Pension Reform
Background:
The State’s unfunded pension liability is approaching $100 billion
according to estimates from the Governor’s Office of Management
and Budget. The biggest part of that liability is the result of the
state either underpaying or skipping entirely its payments to the five state pension systems – the Teachers
Retirement System (TRS), the State University Retirement System (SURS), the State Employees Retirement
System (SERS), the General Assembly Retirement System (GARS), and the Judges Retirement System (JRS).
The second biggest part of the unfunded liability is the 3 percent compound cost-of-living adjustment
(COLA) that Tier 1 retirees currently get.
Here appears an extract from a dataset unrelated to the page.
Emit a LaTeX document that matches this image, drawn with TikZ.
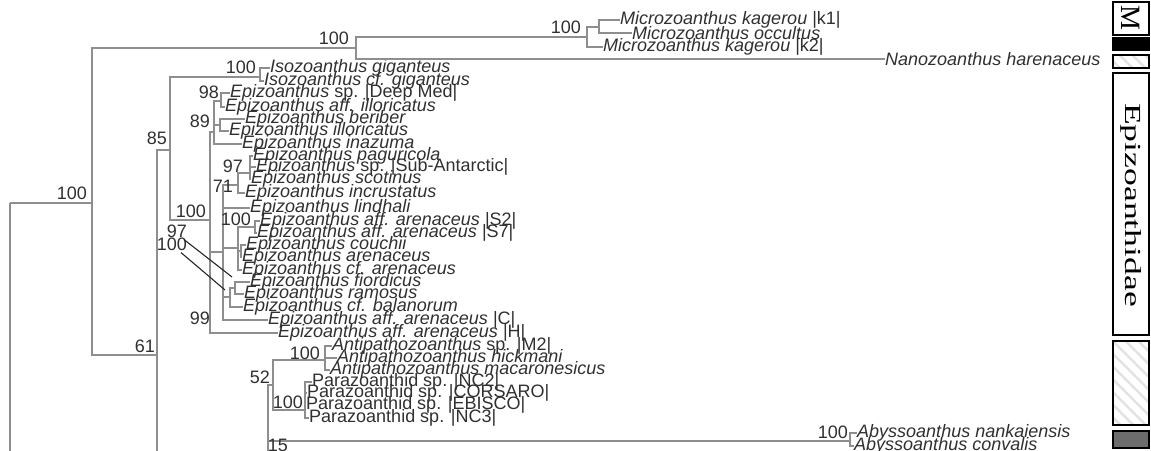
\documentclass[tikz,border=0pt]{standalone}
\usepackage{fontspec}
\setmainfont{Liberation Serif}
\newfontfamily\arialf{Liberation Sans}
\usetikzlibrary{patterns.meta}
\definecolor{txt}{HTML}{303030}
\definecolor{brc}{HTML}{8E8E8E}
\begin{document}
\begin{tikzpicture}[x=1pt,y=-1pt,
 br/.style={draw=brc,line width=1.3pt},
 taxon/.style={anchor=west,inner sep=0pt,text=txt,font=\arialf\fontsize{18}{18}\selectfont\itshape},
 supp/.style={anchor=east,inner sep=0pt,text=txt,font=\arialf\fontsize{18}{18}\selectfont},
 ptr/.style={draw=black!85,line width=1.1pt},
 band/.style={draw=black,line width=2.6pt},
 hatch/.style={band,pattern={Lines[angle=-45,distance=9pt,line width=2.5pt]},pattern color=gray!22},
 bandtext/.style={rotate=-90,inner sep=0pt,text=black},
]
\useasboundingbox (0,0) rectangle (1151,450);
\begin{scope}
\clip (0,0) rectangle (1151,450);
% ---------- taxa ----------
\node[taxon] (t1) at (620,20) {Microzoanthus kagerou {\upshape |k1|}};
\node[taxon] (t2) at (632,33) {Microzoanthus occultus};
\node[taxon] (t3) at (603,47) {Microzoanthus kagerou {\upshape |k2|}};
\node[taxon] (t4) at (885,59) {Nanozoanthus harenaceus};
\node[taxon] (t5) at (270,68) {Isozoanthus giganteus};
\node[taxon] (t6) at (264,81) {Isozoanthus cf. giganteus};
\node[taxon] (t7) at (230,93) {Epizoanthus {\upshape sp. |Deep Med|}};
\node[taxon] (t8) at (225,107) {Epizoanthus aff. illoricatus};
\node[taxon] (t9) at (245,119) {Epizoanthus beriber};
\node[taxon] (t10) at (229,131) {Epizoanthus illoricatus};
\node[taxon] (t11) at (242,144) {Epizoanthus inazuma};
\node[taxon] (t12) at (253,156) {Epizoanthus paguricola};
\node[taxon] (t13) at (256,167) {Epizoanthus {\upshape sp. |Sub-Antarctic|}};
\node[taxon] (t14) at (251,179) {Epizoanthus scotinus};
\node[taxon] (t15) at (245,193) {Epizoanthus incrustatus};
\node[taxon] (t16) at (250,208) {Epizoanthus lindhali};
\node[taxon] (t17) at (260,221) {Epizoanthus aff. arenaceus {\upshape |S2|}};
\node[taxon] (t18) at (257,233) {Epizoanthus aff. arenaceus {\upshape |S7|}};
\node[taxon] (t19) at (246,245) {Epizoanthus couchii};
\node[taxon] (t20) at (242,257) {Epizoanthus arenaceus};
\node[taxon] (t21) at (242,270) {Epizoanthus cf. arenaceus};
\node[taxon] (t22) at (250,282) {Epizoanthus fiordicus};
\node[taxon] (t23) at (244,294) {Epizoanthus ramosus};
\node[taxon] (t24) at (243,307) {Epizoanthus cf. balanorum};
\node[taxon] (t25) at (268,320) {Epizoanthus aff. arenaceus {\upshape |C|}};
\node[taxon] (t26) at (278,333) {Epizoanthus aff. arenaceus {\upshape |H|}};
\node[taxon] (t27) at (332,346) {Antipathozoanthus {\upshape sp. |M2|}};
\node[taxon] (t28) at (337,358) {Antipathozoanthus hickmani};
\node[taxon] (t29) at (330,370) {Antipathozoanthus macaronesicus};
\node[taxon] (t30) at (312,382) {\upshape Parazoanthid sp. |NC2|};
\node[taxon] (t31) at (307,393) {\upshape Parazoanthid sp. |CORSARO|};
\node[taxon] (t32) at (306,405) {\upshape Parazoanthid sp. |EBISCO|};
\node[taxon] (t33) at (309,418) {\upshape Parazoanthid sp. |NC3|};
\node[taxon] (t34) at (857,433) {Abyssoanthus nankaiensis};
\node[taxon] (t35) at (854,446) {Abyssoanthus convalis};
% ---------- internal nodes ----------
\coordinate (R) at (10,203);
\coordinate (Rbot) at (10,470);
\coordinate (N1) at (92,203);
\coordinate (N2) at (356,48);
\coordinate (NMic) at (587,37);
\coordinate (NMk) at (599,27);
\coordinate (N61) at (157,355);
\coordinate (N85) at (170,150);
\coordinate (NIso) at (260,77);
\coordinate (N208) at (210,220);
\coordinate (N89) at (214,132);
\coordinate (N98) at (221,101);
\coordinate (Nbi) at (220,125);
\coordinate (N224) at (223,252);
\coordinate (N71) at (238,185);
\coordinate (N97) at (250,173);
\coordinate (N238) at (238,248);
\coordinate (N255) at (255,227);
\coordinate (Nca) at (241,251);
\coordinate (N230) at (230,297);
\coordinate (Nfr) at (235,288);
\coordinate (N268) at (268,470);
\coordinate (N52) at (273,385);
\coordinate (NAnti) at (325,360);
\coordinate (NPara) at (305,410);
\coordinate (NAb) at (850,441);
% ---------- branches ----------
\draw[br] (R) -- (N1);
\draw[br] (R) -- (Rbot);
\draw[br] (N1) |- (N2);
\draw[br] (N1) |- (N61);
\draw[br] (N2) |- (NMic);
\draw[br] (N2) |- (t4.west);
\draw[br] (NMic) |- (NMk);
\draw[br] (NMic) |- (t3.west);
\draw[br] (NMk) |- (t1.west);
\draw[br] (NMk) |- (t2.west);
\draw[br] (N61) |- (N85);
\draw[br] (N61) |- (N268);
\draw[br] (N85) |- (NIso);
\draw[br] (N85) |- (N208);
\draw[br] (NIso) |- (t5.west);
\draw[br] (NIso) |- (t6.west);
\draw[br] (N208) |- (N89);
\draw[br] (N208) |- (N224);
\draw[br] (N208) |- (t26.west);
\draw[br] (N89) |- (N98);
\draw[br] (N89) |- (Nbi);
\draw[br] (N89) |- (t11.west);
\draw[br] (N98) |- (t7.west);
\draw[br] (N98) |- (t8.west);
\draw[br] (Nbi) |- (t9.west);
\draw[br] (Nbi) |- (t10.west);
\draw[br] (N224) |- (N71);
\draw[br] (N224) |- (t16.west);
\draw[br] (N224) |- (N238);
\draw[br] (N224) |- (N230);
\draw[br] (N224) |- (t25.west);
\draw[br] (N71) |- (N97);
\draw[br] (N71) |- (t15.west);
\draw[br] (N97) |- (t12.west);
\draw[br] (N97) |- (t13.west);
\draw[br] (N97) |- (t14.west);
\draw[br] (N238) |- (N255);
\draw[br] (N238) |- (Nca);
\draw[br] (N238) |- (t21.west);
\draw[br] (N255) |- (t17.west);
\draw[br] (N255) |- (t18.west);
\draw[br] (Nca) |- (t19.west);
\draw[br] (Nca) |- (t20.west);
\draw[br] (N230) |- (Nfr);
\draw[br] (N230) |- (t24.west);
\draw[br] (Nfr) |- (t22.west);
\draw[br] (Nfr) |- (t23.west);
\draw[br] (N268) |- (N52);
\draw[br] (N268) |- (NAb);
\draw[br] (N52) |- (NAnti);
\draw[br] (N52) |- (NPara);
\draw[br] (NAnti) |- (t27.west);
\draw[br] (NAnti) |- (t28.west);
\draw[br] (NAnti) |- (t29.west);
\draw[br] (NPara) |- (t30.west);
\draw[br] (NPara) |- (t31.west);
\draw[br] (NPara) |- (t32.west);
\draw[br] (NPara) |- (t33.west);
\draw[br] (NAb) |- (t34.west);
\draw[br] (NAb) |- (t35.west);
% ---------- support values ----------
\node[supp] (s1) at (87,193) {100};
\node[supp] (s2) at (349,38) {100};
\node[supp] (s3) at (581,27) {100};
\node[supp] (s4) at (256,67) {100};
\node[supp] (s5) at (219,92) {98};
\node[supp] (s6) at (210,121) {89};
\node[supp] (s7) at (167,138) {85};
\node[supp] (s8) at (243,166) {97};
\node[supp] (s9) at (233,186) {71};
\node[supp] (s10) at (206,211) {100};
\node[supp] (s11) at (251,219) {100};
\node[supp] (s12) at (187,231) {97};
\node[supp] (s13) at (187,244) {100};
\node[supp] (s14) at (210,318) {99};
\node[supp] (s15) at (155,346) {61};
\node[supp] (s16) at (320,353) {100};
\node[supp] (s17) at (270,377) {52};
\node[supp] (s18) at (303,402) {100};
\node[supp] (s19) at (288,445) {15};
\node[supp] (s20) at (848,432) {100};
\coordinate (p1) at (232,277);
\coordinate (p2) at (225,290);
\draw[ptr] (s12.south east) ++(-3,2) -- (p1);
\draw[ptr] (s13.south east) ++(-6,2) -- (p2);
% ---------- side bands ----------
\draw[band,fill=white] (1113,2) rectangle (1149,35);
\node[bandtext,font=\fontsize{28}{28}\selectfont] (bM) at (1131,18) {M};
\draw[band,fill=black] (1113,38) rectangle (1149,50);
\draw[hatch] (1113,55) rectangle (1149,68);
\draw[band,fill=white] (1113,73) rectangle (1149,335);
\node[bandtext,font=\fontsize{23}{23}\selectfont] (bE) at (1131,205) {\scalebox{1.55}[1]{Epizoanthidae}};
\draw[hatch] (1113,341) rectangle (1149,425);
\draw[band,fill=gray!85!black] (1113,431) rectangle (1149,448);
\end{scope}
\end{tikzpicture}
\end{document}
The unfunded liability figure is based on living up to a ramp that was adopted in 1995 calling for all five of
the pension systems to be 90 percent funded by 2045. The systems currently are funded at about 40
percent.
There are three main buckets of money that fund the state’s pension systems: 1) Employee contributions,
2) Employer (the state) contributions, and 3) income derived from the investment of pension assets.
The pension plan was changed in 2010 to create a Tier 2 category of employees. Employees hired after
January 1, 2011 contribute a higher percentage of their salaries and receive a reduced COLA.
The Illinois Constitution was amended during the 1970 Constitutional Convention to add a pension
protection clause (Article XIII, Section 5) that states:
“Membership in any pension or retirement system of the State, any unit of local government or school
district, or any agency or instrumentality thereof, shall be an enforceable contractual relationship, the
benefits of which shall not be diminished or impaired.”
Issue:
Various pension reform bills have been proposed the past few years, most of
them aimed at reducing the compound COLAs of Tier 1 employees and
retirees, a provision estimated to save the state about $30 billion of the
unfunded liability.
The current piece of legislation that seems to be the primary vehicle during
this session of the General Assembly is Senate Bill 1. Governor Pat Quinn
endorsed SB 1 as his preferred pension reform bill during his State of the State
address February 6. SB 1 actually has two distinct parts to it:
Part A is essentially the Nekritz-Biss-Cross bill (referred to as the “NBC Bill”),
while Part B is the so-called “choice” plan that is designed to be used as a
constitutional backstop to take effect in case any part of Part A is ruled
unconstitutional.
Part A includes:
The pensionable salary cap set at the higher of an employee’s salary when
the bill is signed or the Social Security cap ($113,700).
An increase in employee contributions of 2 percent over a two-year period.